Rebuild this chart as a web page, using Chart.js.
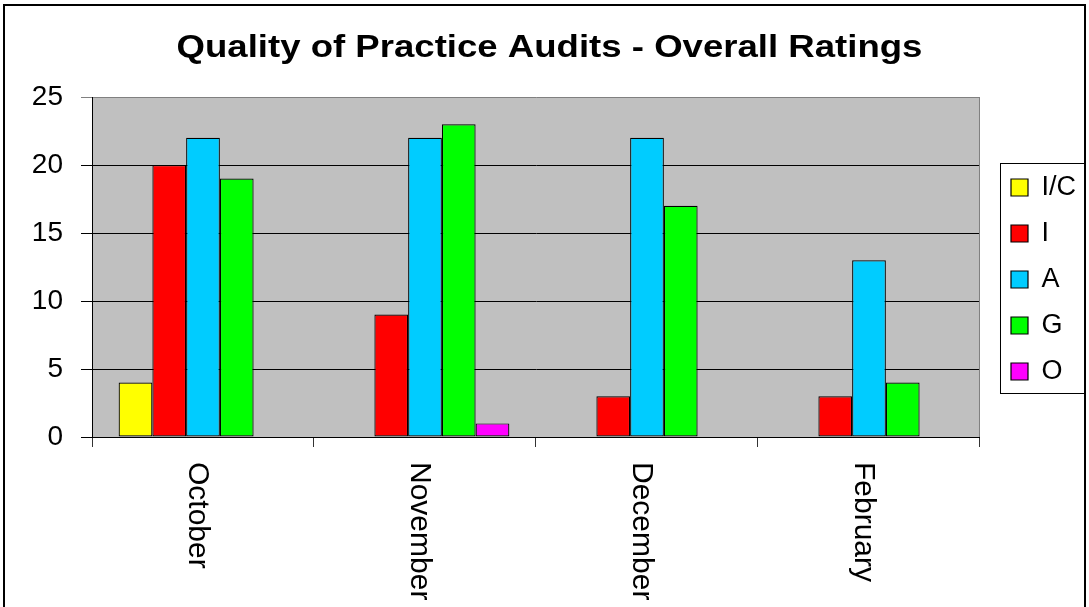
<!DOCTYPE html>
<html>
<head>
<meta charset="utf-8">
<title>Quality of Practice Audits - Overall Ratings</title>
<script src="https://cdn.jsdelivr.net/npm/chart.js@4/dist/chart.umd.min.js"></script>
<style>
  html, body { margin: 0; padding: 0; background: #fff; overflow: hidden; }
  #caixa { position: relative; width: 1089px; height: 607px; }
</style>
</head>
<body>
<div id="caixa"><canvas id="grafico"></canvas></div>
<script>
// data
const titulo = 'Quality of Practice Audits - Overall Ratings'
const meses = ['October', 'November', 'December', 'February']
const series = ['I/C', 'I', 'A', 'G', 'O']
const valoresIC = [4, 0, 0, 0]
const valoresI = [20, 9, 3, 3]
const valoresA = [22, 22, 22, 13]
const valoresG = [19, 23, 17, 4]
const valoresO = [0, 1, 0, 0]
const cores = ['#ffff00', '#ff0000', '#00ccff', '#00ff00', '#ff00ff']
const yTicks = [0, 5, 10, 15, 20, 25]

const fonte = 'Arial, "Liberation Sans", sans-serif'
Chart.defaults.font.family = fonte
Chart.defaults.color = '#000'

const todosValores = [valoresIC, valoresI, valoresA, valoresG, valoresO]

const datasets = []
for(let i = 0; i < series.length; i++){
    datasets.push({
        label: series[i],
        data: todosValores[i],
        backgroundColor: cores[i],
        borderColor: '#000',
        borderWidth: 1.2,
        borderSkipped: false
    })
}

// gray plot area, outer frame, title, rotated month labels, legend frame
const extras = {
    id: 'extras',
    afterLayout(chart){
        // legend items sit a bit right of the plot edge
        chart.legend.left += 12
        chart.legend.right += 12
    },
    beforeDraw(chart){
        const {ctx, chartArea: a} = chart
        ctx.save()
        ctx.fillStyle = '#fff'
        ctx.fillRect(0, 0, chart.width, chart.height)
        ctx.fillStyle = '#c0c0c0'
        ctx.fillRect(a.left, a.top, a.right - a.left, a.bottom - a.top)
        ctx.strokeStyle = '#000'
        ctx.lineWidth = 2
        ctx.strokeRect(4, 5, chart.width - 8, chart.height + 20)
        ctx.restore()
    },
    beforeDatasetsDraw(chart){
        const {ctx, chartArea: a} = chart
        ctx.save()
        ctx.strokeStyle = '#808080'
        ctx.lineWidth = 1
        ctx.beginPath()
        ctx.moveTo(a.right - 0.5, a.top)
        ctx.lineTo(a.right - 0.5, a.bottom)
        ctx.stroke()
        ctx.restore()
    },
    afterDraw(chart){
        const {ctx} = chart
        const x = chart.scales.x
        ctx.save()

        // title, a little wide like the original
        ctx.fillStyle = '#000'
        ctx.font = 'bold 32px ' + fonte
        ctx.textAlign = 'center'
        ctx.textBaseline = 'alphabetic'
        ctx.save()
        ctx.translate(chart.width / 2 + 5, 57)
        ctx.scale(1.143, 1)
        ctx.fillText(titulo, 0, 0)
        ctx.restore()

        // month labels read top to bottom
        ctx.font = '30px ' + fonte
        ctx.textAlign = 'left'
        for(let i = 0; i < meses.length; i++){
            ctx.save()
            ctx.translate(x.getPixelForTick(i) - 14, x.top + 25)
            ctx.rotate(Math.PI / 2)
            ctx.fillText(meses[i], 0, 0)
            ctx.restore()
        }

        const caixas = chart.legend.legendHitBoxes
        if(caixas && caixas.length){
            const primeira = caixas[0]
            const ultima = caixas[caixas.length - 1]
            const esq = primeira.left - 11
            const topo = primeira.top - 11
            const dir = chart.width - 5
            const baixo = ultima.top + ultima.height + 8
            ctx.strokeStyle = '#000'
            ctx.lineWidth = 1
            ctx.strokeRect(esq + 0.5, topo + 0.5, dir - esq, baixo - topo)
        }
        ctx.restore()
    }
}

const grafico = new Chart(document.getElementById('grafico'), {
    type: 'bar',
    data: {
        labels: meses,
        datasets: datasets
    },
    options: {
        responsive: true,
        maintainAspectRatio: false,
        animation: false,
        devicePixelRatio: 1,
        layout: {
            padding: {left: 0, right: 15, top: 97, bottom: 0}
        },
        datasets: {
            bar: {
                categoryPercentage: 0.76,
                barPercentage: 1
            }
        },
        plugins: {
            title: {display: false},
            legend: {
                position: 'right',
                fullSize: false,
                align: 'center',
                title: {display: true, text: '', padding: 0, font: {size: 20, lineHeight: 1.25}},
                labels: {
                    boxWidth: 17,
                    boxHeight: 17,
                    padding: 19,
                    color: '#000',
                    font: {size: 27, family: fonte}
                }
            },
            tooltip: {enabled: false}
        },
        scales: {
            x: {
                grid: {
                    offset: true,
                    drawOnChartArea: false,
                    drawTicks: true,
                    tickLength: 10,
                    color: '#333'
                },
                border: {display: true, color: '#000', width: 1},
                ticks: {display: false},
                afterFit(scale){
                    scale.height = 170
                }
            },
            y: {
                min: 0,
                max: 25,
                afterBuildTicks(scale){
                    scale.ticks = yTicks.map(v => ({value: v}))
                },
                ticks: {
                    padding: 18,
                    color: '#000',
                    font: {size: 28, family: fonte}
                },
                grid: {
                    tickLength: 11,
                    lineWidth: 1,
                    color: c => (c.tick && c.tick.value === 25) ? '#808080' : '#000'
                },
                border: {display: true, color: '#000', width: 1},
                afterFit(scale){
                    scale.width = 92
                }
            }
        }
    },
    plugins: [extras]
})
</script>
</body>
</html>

[Exercise objective]
Quote the full listing above word for word; exclude every picture from the copy.

[Solved exercise]
Rebuild this chart as a web page, using Chart.js.
<!DOCTYPE html>
<html>
<head>
<meta charset="utf-8">
<title>Quality of Practice Audits - Overall Ratings</title>
<script src="https://cdn.jsdelivr.net/npm/chart.js@4/dist/chart.umd.min.js"></script>
<style>
  html, body { margin: 0; padding: 0; background: #fff; overflow: hidden; }
  #caixa { position: relative; width: 1089px; height: 607px; }
</style>
</head>
<body>
<div id="caixa"><canvas id="grafico"></canvas></div>
<script>
// data
const titulo = 'Quality of Practice Audits - Overall Ratings'
const meses = ['October', 'November', 'December', 'February']
const series = ['I/C', 'I', 'A', 'G', 'O']
const valoresIC = [4, 0, 0, 0]
const valoresI = [20, 9, 3, 3]
const valoresA = [22, 22, 22, 13]
const valoresG = [19, 23, 17, 4]
const valoresO = [0, 1, 0, 0]
const cores = ['#ffff00', '#ff0000', '#00ccff', '#00ff00', '#ff00ff']
const yTicks = [0, 5, 10, 15, 20, 25]

const fonte = 'Arial, "Liberation Sans", sans-serif'
Chart.defaults.font.family = fonte
Chart.defaults.color = '#000'

const todosValores = [valoresIC, valoresI, valoresA, valoresG, valoresO]

const datasets = []
for(let i = 0; i < series.length; i++){
    datasets.push({
        label: series[i],
        data: todosValores[i],
        backgroundColor: cores[i],
        borderColor: '#000',
        borderWidth: 1.2,
        borderSkipped: false
    })
}

// gray plot area, outer frame, title, rotated month labels, legend frame
const extras = {
    id: 'extras',
    afterLayout(chart){
        // legend items sit a bit right of the plot edge
        chart.legend.left += 12
        chart.legend.right += 12
    },
    beforeDraw(chart){
        const {ctx, chartArea: a} = chart
        ctx.save()
        ctx.fillStyle = '#fff'
        ctx.fillRect(0, 0, chart.width, chart.height)
        ctx.fillStyle = '#c0c0c0'
        ctx.fillRect(a.left, a.top, a.right - a.left, a.bottom - a.top)
        ctx.strokeStyle = '#000'
        ctx.lineWidth = 2
        ctx.strokeRect(4, 5, chart.width - 8, chart.height + 20)
        ctx.restore()
    },
    beforeDatasetsDraw(chart){
        const {ctx, chartArea: a} = chart
        ctx.save()
        ctx.strokeStyle = '#808080'
        ctx.lineWidth = 1
        ctx.beginPath()
        ctx.moveTo(a.right - 0.5, a.top)
        ctx.lineTo(a.right - 0.5, a.bottom)
        ctx.stroke()
        ctx.restore()
    },
    afterDraw(chart){
        const {ctx} = chart
        const x = chart.scales.x
        ctx.save()

        // title, a little wide like the original
        ctx.fillStyle = '#000'
        ctx.font = 'bold 32px ' + fonte
        ctx.textAlign = 'center'
        ctx.textBaseline = 'alphabetic'
        ctx.save()
        ctx.translate(chart.width / 2 + 5, 57)
        ctx.scale(1.143, 1)
        ctx.fillText(titulo, 0, 0)
        ctx.restore()

        // month labels read top to bottom
        ctx.font = '30px ' + fonte
        ctx.textAlign = 'left'
        for(let i = 0; i < meses.length; i++){
            ctx.save()
            ctx.translate(x.getPixelForTick(i) - 14, x.top + 25)
            ctx.rotate(Math.PI / 2)
            ctx.fillText(meses[i], 0, 0)
            ctx.restore()
        }

        const caixas = chart.legend.legendHitBoxes
        if(caixas && caixas.length){
            const primeira = caixas[0]
            const ultima = caixas[caixas.length - 1]
            const esq = primeira.left - 11
            const topo = primeira.top - 11
            const dir = chart.width - 5
            const baixo = ultima.top + ultima.height + 8
            ctx.strokeStyle = '#000'
            ctx.lineWidth = 1
            ctx.strokeRect(esq + 0.5, topo + 0.5, dir - esq, baixo - topo)
        }
        ctx.restore()
    }
}

const grafico = new Chart(document.getElementById('grafico'), {
    type: 'bar',
    data: {
        labels: meses,
        datasets: datasets
    },
    options: {
        responsive: true,
        maintainAspectRatio: false,
        animation: false,
        devicePixelRatio: 1,
        layout: {
            padding: {left: 0, right: 15, top: 97, bottom: 0}
        },
        datasets: {
            bar: {
                categoryPercentage: 0.76,
                barPercentage: 1
            }
        },
        plugins: {
            title: {display: false},
            legend: {
                position: 'right',
                fullSize: false,
                align: 'center',
                title: {display: true, text: '', padding: 0, font: {size: 20, lineHeight: 1.25}},
                labels: {
                    boxWidth: 17,
                    boxHeight: 17,
                    padding: 19,
                    color: '#000',
                    font: {size: 27, family: fonte}
                }
            },
            tooltip: {enabled: false}
        },
        scales: {
            x: {
                grid: {
                    offset: true,
                    drawOnChartArea: false,
                    drawTicks: true,
                    tickLength: 10,
                    color: '#333'
                },
                border: {display: true, color: '#000', width: 1},
                ticks: {display: false},
                afterFit(scale){
                    scale.height = 170
                }
            },
            y: {
                min: 0,
                max: 25,
                afterBuildTicks(scale){
                    scale.ticks = yTicks.map(v => ({value: v}))
                },
                ticks: {
                    padding: 18,
                    color: '#000',
                    font: {size: 28, family: fonte}
                },
                grid: {
                    tickLength: 11,
                    lineWidth: 1,
                    color: c => (c.tick && c.tick.value === 25) ? '#808080' : '#000'
                },
                border: {display: true, color: '#000', width: 1},
                afterFit(scale){
                    scale.width = 92
                }
            }
        }
    },
    plugins: [extras]
})
</script>
</body>
</html>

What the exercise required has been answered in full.